I wouldn’t say it’s about a lack of clarity. Clarity is important to me. It’s about a lack of maybe certainty, or leaping to certainty when we can’t know for sure. All my books, but this one more alertly, are about the necessity and advantage of being able to sustain uncertainty, of being able to exist in contradictions and study them and absorb them. It’s about living with enigmas and things that are mysteries to us, rather than rejecting them wholesale and just trying to replace them with a certainty that is easier and more convenient. Certainty can be a kind of blindness. It often is.

Nicole Krauss signs books at ‘Forest Dark’ Hebrew edition launch event, Jerusalem, November 28, 2017 (Ido Peretz)
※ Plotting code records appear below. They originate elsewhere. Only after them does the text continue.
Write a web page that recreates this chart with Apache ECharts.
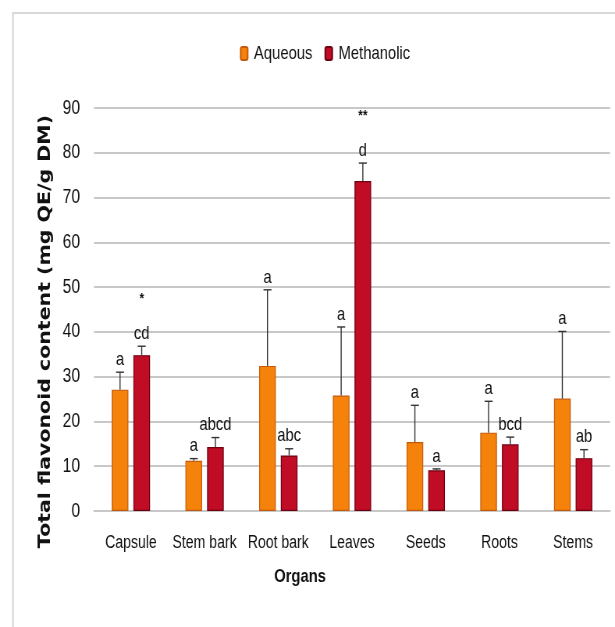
<!DOCTYPE html>
<html>
<head>
<meta charset="utf-8">
<title>Total flavonoid content by organ</title>
<script src="https://cdn.jsdelivr.net/npm/echarts@6/dist/echarts.min.js"></script>
<style>
  html, body { margin: 0; padding: 0; background: #ffffff; }
  #wrap { width: 615px; height: 627px; overflow: hidden; position: relative; }
  /* condensed rendering: draw wider, then squeeze horizontally */
  #chart { height: 627px; transform-origin: 0 0; }
</style>
</head>
<body>
<div id="wrap"><div id="chart"></div></div>
<script>
// Plant organs on the category axis
const organs = ['Capsule', 'Stem bark', 'Root bark', 'Leaves', 'Seeds', 'Roots', 'Stems'];

// Mean total flavonoid content (mg QE/g DM) and standard deviations
const aqueous = [27.1, 11.2, 32.4, 25.8, 15.4, 17.5, 25.1];
const aqueousSD = [3.9, 0.5, 17.0, 15.3, 8.2, 7.0, 15.0];
const methanolic = [34.8, 14.3, 12.4, 73.7, 9.1, 14.9, 11.8];
const methanolicSD = [2.0, 2.1, 1.5, 4.0, 0.3, 1.6, 1.9];

// Statistical grouping letters and significance marks
const aqueousLetters = ['a', 'a', 'a', 'a', 'a', 'a', 'a'];
const methanolicLetters = ['cd', 'abcd', 'abc', 'd', 'a', 'bcd', 'ab'];
const methanolicStars = ['*', '', '', '**', '', '', ''];

// Y-axis range
const yMin = 0, yMax = 90, yStep = 10;

// Horizontal squeeze factor for the condensed look
const VIEW_W = 615;
const DRAW_W = 788;
const S = VIEW_W / DRAW_W;
const hx = v => v / S;   // horizontal size in drawing units

const chartEl = document.getElementById('chart');
chartEl.style.width = DRAW_W + 'px';
chartEl.style.transform = 'scaleX(' + S + ')';

const FONT = '"Liberation Sans", Arial, sans-serif';
const CAT_GAP = 0.48;   // barCategoryGap fraction
const BAR_GAP = 0.30;   // barGap fraction of bar width

// Error bar + letter renderer; side = -1 for left bar, +1 for right bar
function makeErrorRenderer(side, letters, stars) {
  return function (params, api) {
    const i = api.value(0);
    const mean = api.value(1);
    const sd = api.value(2);
    const band = api.size([1, 0])[0];
    const barW = band * (1 - CAT_GAP) / (2 + BAR_GAP);
    const off = side * barW * (1 + BAR_GAP) / 2;
    const base = api.coord([i, mean]);
    const top = api.coord([i, mean + sd]);
    const x = base[0] + off;
    const cap = hx(4);
    const lineStyle = { stroke: '#333333', lineWidth: 1.4 };
    const children = [
      { type: 'line', shape: { x1: x, y1: base[1], x2: x, y2: top[1] }, style: lineStyle },
      { type: 'line', shape: { x1: x - cap, y1: top[1], x2: x + cap, y2: top[1] }, style: lineStyle },
      {
        type: 'text', x: x, y: top[1] - 3,
        style: { text: letters[i], fill: '#111', font: '19px ' + FONT, textAlign: 'center', textVerticalAlign: 'bottom' }
      }
    ];
    if (stars && stars[i]) {
      children.push({
        type: 'text', x: x, y: top[1] - 47,
        style: { text: stars[i], fill: '#111', font: 'bold 15px ' + FONT, textAlign: 'center', textVerticalAlign: 'middle' }
      });
    }
    return { type: 'group', children: children };
  };
}

const chart = echarts.init(chartEl, null, { renderer: 'canvas' });

chart.setOption({
  backgroundColor: '#ffffff',
  animation: false,
  textStyle: { fontFamily: FONT },
  graphic: [
    {
      type: 'rect', silent: true,
      shape: { x: hx(13), y: 13, width: 1200, height: 1200 },
      style: { fill: 'none', stroke: '#d8d8d8', lineWidth: 2.2 }
    }
  ],
  legend: {
    left: hx(236), top: 39,
    itemWidth: hx(7), itemHeight: 13, itemGap: hx(12),
    textStyle: { fontFamily: FONT, fontSize: 19, color: '#111', padding: [0, 0, 0, 3] },
    data: ['Aqueous', 'Methanolic']
  },
  grid: { left: hx(94), right: hx(5), top: 108, bottom: 116, containLabel: false },
  xAxis: {
    type: 'category',
    data: organs,
    name: 'Organs',
    nameLocation: 'middle',
    nameGap: 56,
    nameTextStyle: { fontFamily: FONT, fontSize: 19, fontWeight: 'bold', color: '#111', padding: [0, hx(104), 0, 0] },
    axisLine: { show: true, lineStyle: { color: '#c8c8c8', width: 1.8 } },
    axisTick: { show: false },
    axisLabel: { fontFamily: FONT, fontSize: 18, color: '#111', margin: 23, interval: 0 }
  },
  yAxis: {
    type: 'value',
    min: yMin, max: yMax, interval: yStep,
    name: 'Total flavonoid content (mg QE/g DM)',
    nameLocation: 'middle',
    nameGap: 43,
    nameTextStyle: {
      fontFamily: '"DejaVu Sans", sans-serif', fontSize: 20.5, fontWeight: 'bold', color: '#111',
      padding: [0, 44, 0, 0]
    },
    axisLine: { show: false },
    axisTick: { show: false },
    axisLabel: { fontFamily: FONT, fontSize: 20, color: '#111', margin: hx(14) },
    splitLine: { lineStyle: { color: '#c8c8c8', width: 1.8 } }
  },
  series: [
    {
      name: 'Aqueous', type: 'bar', data: aqueous,
      barCategoryGap: (CAT_GAP * 100) + '%', barGap: (BAR_GAP * 100) + '%',
      itemStyle: { color: '#f5820a', borderColor: '#c55a0b', borderWidth: 1.2 }
    },
    {
      name: 'Methanolic', type: 'bar', data: methanolic,
      barCategoryGap: (CAT_GAP * 100) + '%', barGap: (BAR_GAP * 100) + '%',
      itemStyle: { color: '#c00c24', borderColor: '#6e0010', borderWidth: 1.2 }
    },
    {
      name: 'Aqueous SD', type: 'custom', z: 5,
      renderItem: makeErrorRenderer(-1, aqueousLetters, null),
      data: aqueous.map((v, i) => [i, v, aqueousSD[i]]),
      encode: { x: 0, y: [1, 2] }
    },
    {
      name: 'Methanolic SD', type: 'custom', z: 5,
      renderItem: makeErrorRenderer(1, methanolicLetters, methanolicStars),
      data: methanolic.map((v, i) => [i, v, methanolicSD[i]]),
      encode: { x: 0, y: [1, 2] }
    }
  ]
});
</script>
</body>
</html>
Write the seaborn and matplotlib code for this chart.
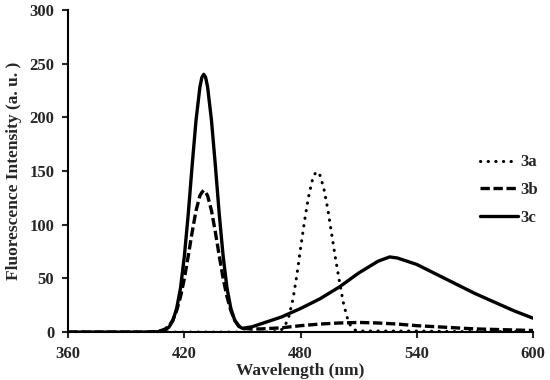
import pandas as pd
import matplotlib
matplotlib.use("Agg")
import matplotlib.pyplot as plt
import seaborn as sns

# emission spectra (wavelength in nm, intensity in a.u.)
wl_3a = [360, 400, 440, 462, 466, 468, 470, 472, 474, 476, 478, 480, 482, 484,
         486, 487, 488, 489, 490, 492, 494, 496, 498, 500, 502, 504, 506, 508,
         510, 520, 540, 560, 580, 600]
int_3a = [0, 0, 0, 0, 0.3, 0.8, 2, 6, 15, 30, 52, 78, 103, 125,
          141, 146, 149, 149, 146, 134, 115, 92, 69, 48, 28, 14, 5, 2,
          1, 1, 1, 0.5, 0.5, 0.5]

wl_3b = [360, 400, 404, 406, 408, 410, 412, 414, 416, 418, 420, 422, 424, 426,
         428, 429, 430, 431, 432, 434, 436, 438, 440, 442, 444, 446, 448, 450,
         454, 460, 470, 480, 490, 500, 510, 520, 530, 540, 550, 560, 570, 580,
         590, 600]
int_3b = [0, 0, 0.3, 0.7, 1.5, 2.8, 5.8, 11, 20, 33, 50, 71, 93, 113,
          127, 130, 132, 130, 127, 113, 93, 71, 50, 33, 20, 11, 6, 3.5,
          3, 3, 4, 6, 7.5, 8.5, 9, 8.5, 7.5, 6, 5, 4, 3, 2.5,
          2, 1.5]

wl_3c = [360, 400, 406, 408, 410, 412, 414, 416, 418, 420, 422, 424, 426, 428,
         429, 430, 431, 432, 434, 436, 438, 440, 442, 444, 446, 448, 450, 455,
         460, 470, 480, 490, 500, 510, 520, 526, 530, 540, 550, 560, 570, 580,
         590, 600]
int_3c = [0, 0, 0.3, 0.8, 1.8, 4.6, 10.5, 22, 41, 71, 110, 155, 197, 228,
          237, 240, 237, 228, 197, 155, 110, 71, 41, 22, 11, 5.5, 3.5, 5,
          8, 14, 22, 31, 42, 55, 66, 70, 69, 63, 54, 45, 36, 28,
          20, 13]

series = ["3a", "3b", "3c"]
styles = {"3a": (0, (0.1, 2.4)), "3b": (0, (2.8, 1.1)), "3c": "-"}
widths = {"3a": 2.2, "3b": 2.4, "3c": 2.4}

frames = []
for name, wl, vals in zip(series, [wl_3a, wl_3b, wl_3c], [int_3a, int_3b, int_3c]):
    frames.append(pd.DataFrame({"Wavelength": wl, "Intensity": vals, "Sample": name}))
df = pd.concat(frames, ignore_index=True)

sns.set_style("ticks")
plt.rcParams["font.family"] = ["Liberation Serif", "DejaVu Serif"]
plt.rcParams["font.weight"] = "bold"

fig = plt.figure(figsize=(5.5, 3.8), dpi=100)
ax = fig.add_axes([0.124, 0.126, 0.845, 0.848])

for name in series:
    sub = df[df["Sample"] == name]
    sns.lineplot(data=sub, x="Wavelength", y="Intensity", ax=ax, color="black",
                 linestyle=styles[name], linewidth=widths[name], label=name,
                 dash_capstyle="round" if name == "3a" else "butt")

ax.set_xlim(360, 600)
ax.set_ylim(0, 300)
ax.set_xticks([360, 420, 480, 540, 600])
ax.set_yticks(range(0, 301, 50))
ax.set_xlabel("Wavelength (nm)", fontsize=12.5, fontweight="bold", labelpad=1)
ax.set_ylabel("Fluorescence Intensity (a. u. )", fontsize=12.5, fontweight="bold", labelpad=5)
ax.tick_params(axis="both", direction="out", length=4, width=1.5, labelsize=12, pad=6)
for lbl in ax.get_xticklabels() + ax.get_yticklabels():
    lbl.set_fontweight("bold")

sns.despine(ax=ax)
for side in ["left", "bottom"]:
    ax.spines[side].set_linewidth(1.5)
    ax.spines[side].set_color("black")

leg = ax.legend(loc="center left", bbox_to_anchor=(0.886, 0.441), frameon=False,
                fontsize=12, handlelength=2.3, handletextpad=0.15, labelspacing=0.7,
                borderpad=0, borderaxespad=0)
for txt in leg.get_texts():
    txt.set_fontweight("bold")

fig.savefig("out.png", dpi=100)
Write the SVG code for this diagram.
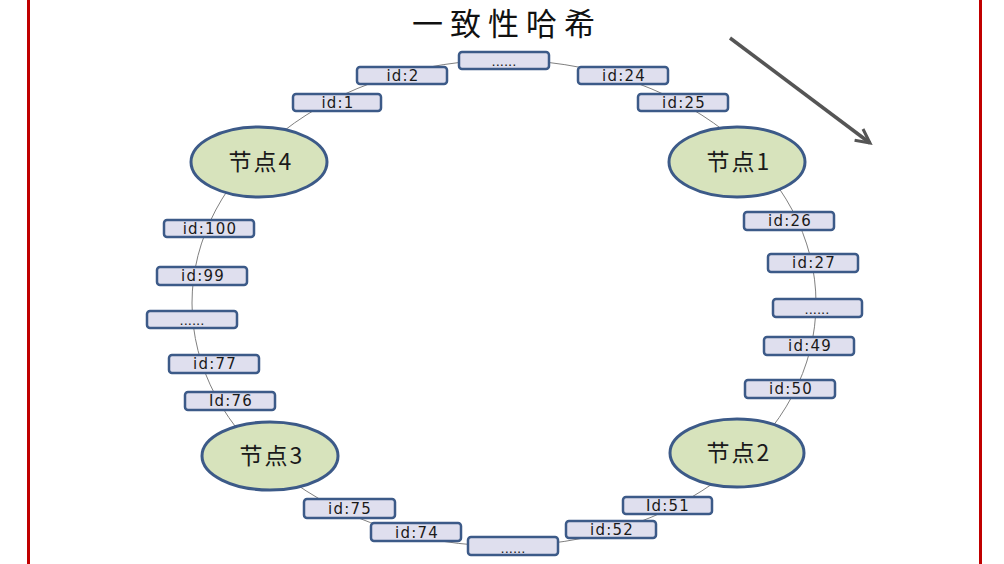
<svg xmlns="http://www.w3.org/2000/svg" width="1004" height="564" viewBox="0 0 1004 564">
<style>
.box{fill:#dfdfee;stroke:#3c5a88;stroke-width:2.5}
.lbl{font-family:"DejaVu Sans",Verdana,sans-serif;font-size:15px;fill:#1a1a1a;text-anchor:middle;letter-spacing:1.2px}
.dots{font-family:"DejaVu Sans",Verdana,sans-serif;font-size:13px;fill:#1a1a1a;text-anchor:middle}
.node{fill:#d7e3bc;stroke:#3c5a88;stroke-width:3}
.ntxt{font-family:"Noto Sans CJK SC",sans-serif;font-size:23px;fill:#1a1a1a;text-anchor:middle;letter-spacing:2px}
.ring{fill:none;stroke:#808080;stroke-width:1}
</style>
<defs>
<marker id="ah" markerWidth="20" markerHeight="20" refX="15" refY="8" orient="auto" markerUnits="userSpaceOnUse" viewBox="0 0 20 16">
<path d="M1,1 L15,8 L1,15" fill="none" stroke="#555" stroke-width="3" stroke-linejoin="miter"/>
</marker>
</defs>
<rect width="1004" height="564" fill="#fff"/>
<line x1="28.5" y1="0" x2="28.5" y2="564" stroke="#c00000" stroke-width="3"/>
<line x1="980.5" y1="0" x2="980.5" y2="564" stroke="#c00000" stroke-width="3"/>
<text x="507" y="35" font-family="Noto Sans CJK SC,sans-serif" font-size="31" fill="#111" text-anchor="middle" letter-spacing="7">一致性哈希</text>
<g id="connectors">
<ellipse class="ring" cx="504" cy="303" rx="312" ry="243"/>
<line x1="730" y1="38" x2="870" y2="143" stroke="#555" stroke-width="3.5" marker-end="url(#ah)"/>
</g>
<g id="b-top"><rect class="box" x="459" y="52" width="90" height="17" rx="3"/><text class="dots" x="504" y="66">......</text></g>
<g id="b-id2"><rect class="box" x="357" y="67" width="90" height="17" rx="3"/><text class="lbl" x="403" y="81">id:2</text></g>
<g id="b-id24"><rect class="box" x="578" y="67" width="90" height="17" rx="3"/><text class="lbl" x="624" y="81">id:24</text></g>
<g id="b-id1"><rect class="box" x="293" y="94" width="88" height="17" rx="3"/><text class="lbl" x="338" y="108">id:1</text></g>
<g id="b-id25"><rect class="box" x="638" y="94" width="90" height="17" rx="3"/><text class="lbl" x="684" y="108">id:25</text></g>
<g id="node1"><ellipse class="node" cx="737" cy="162" rx="68" ry="35"/><text class="ntxt" x="739" y="170">节点1</text></g>
<g id="node4"><ellipse class="node" cx="259" cy="162" rx="68" ry="35"/><text class="ntxt" x="261" y="170">节点4</text></g>
<g id="node3"><ellipse class="node" cx="270" cy="456" rx="68" ry="34"/><text class="ntxt" x="272" y="464">节点3</text></g>
<g id="node2"><ellipse class="node" cx="737" cy="453" rx="67" ry="34"/><text class="ntxt" x="739" y="461">节点2</text></g>
<g id="b-id100"><rect class="box" x="164" y="220" width="90" height="17" rx="3"/><text class="lbl" x="210" y="234">id:100</text></g>
<g id="b-id99"><rect class="box" x="157" y="267" width="90" height="18" rx="3"/><text class="lbl" x="203" y="281">id:99</text></g>
<g id="b-left"><rect class="box" x="147" y="311" width="90" height="17" rx="3"/><text class="dots" x="192" y="325">......</text></g>
<g id="b-id77"><rect class="box" x="169" y="355" width="90" height="18" rx="3"/><text class="lbl" x="215" y="369">id:77</text></g>
<g id="b-id76"><rect class="box" x="185" y="392" width="90" height="18" rx="3"/><text class="lbl" x="231" y="406">Id:76</text></g>
<g id="b-id26"><rect class="box" x="744" y="212" width="90" height="18" rx="3"/><text class="lbl" x="790" y="226">id:26</text></g>
<g id="b-id27"><rect class="box" x="768" y="254" width="90" height="18" rx="3"/><text class="lbl" x="814" y="268">id:27</text></g>
<g id="b-right"><rect class="box" x="773" y="299" width="89" height="18" rx="3"/><text class="dots" x="817" y="314">......</text></g>
<g id="b-id49"><rect class="box" x="764" y="337" width="90" height="18" rx="3"/><text class="lbl" x="810" y="351">id:49</text></g>
<g id="b-id50"><rect class="box" x="745" y="380" width="90" height="18" rx="3"/><text class="lbl" x="791" y="394">id:50</text></g>
<g id="b-id75"><rect class="box" x="304" y="499" width="91" height="19" rx="3"/><text class="lbl" x="350" y="514">id:75</text></g>
<g id="b-id74"><rect class="box" x="371" y="523" width="90" height="18" rx="3"/><text class="lbl" x="417" y="538">id:74</text></g>
<g id="b-bottom"><rect class="box" x="468" y="537" width="90" height="18" rx="3"/><text class="dots" x="513" y="553">......</text></g>
<g id="b-id51"><rect class="box" x="623" y="497" width="89" height="17" rx="3"/><text class="lbl" x="668" y="511">Id:51</text></g>
<g id="b-id52"><rect class="box" x="566" y="521" width="90" height="17" rx="3"/><text class="lbl" x="612" y="535">id:52</text></g>
</svg>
Some reviewers have been oblivious to any connection between the parallel narratives in the novel. 

It so surprises me, because [the two narratives] are true parts of a whole. They are connected on every single page. The subterranean connections between them are endless, and they reflect back and forth off each other infinitely. Neither story is complete without the other.

I guess its because we live in a culture that puts such an emphasis on the topmost level of plot. But to me as a writer, how a character moves through time and space is only the topmost level. What is really happening is happening underneath. And the only way I can give you that is by reverberating these two stories off of each other. A lot of what we think of as the magic of literature is that it works over a long period of time after we’ve read the book. It takes time to sift down into us.

What prompted you to imagine a fictional alternative ending to Franz Kafka’s life? 

What interests me in taking Kafka and giving him a life different than the one he had historically was this feeling that the story we have been given about Kafka was written by Max Brod. It was a narrative about this martyr who couldn’t find a way to escape all of the things that were imprisoning him in this world — his overbearing father, his work at the insurance company instead of having time for his writing, his physical fragility. But actually to read Kafka is to understand that he fundamentally escaped,  because nearly 100 years later were are still reading him and trying to understand him. And in a more literal way, his writing is about a kind of sublime escape.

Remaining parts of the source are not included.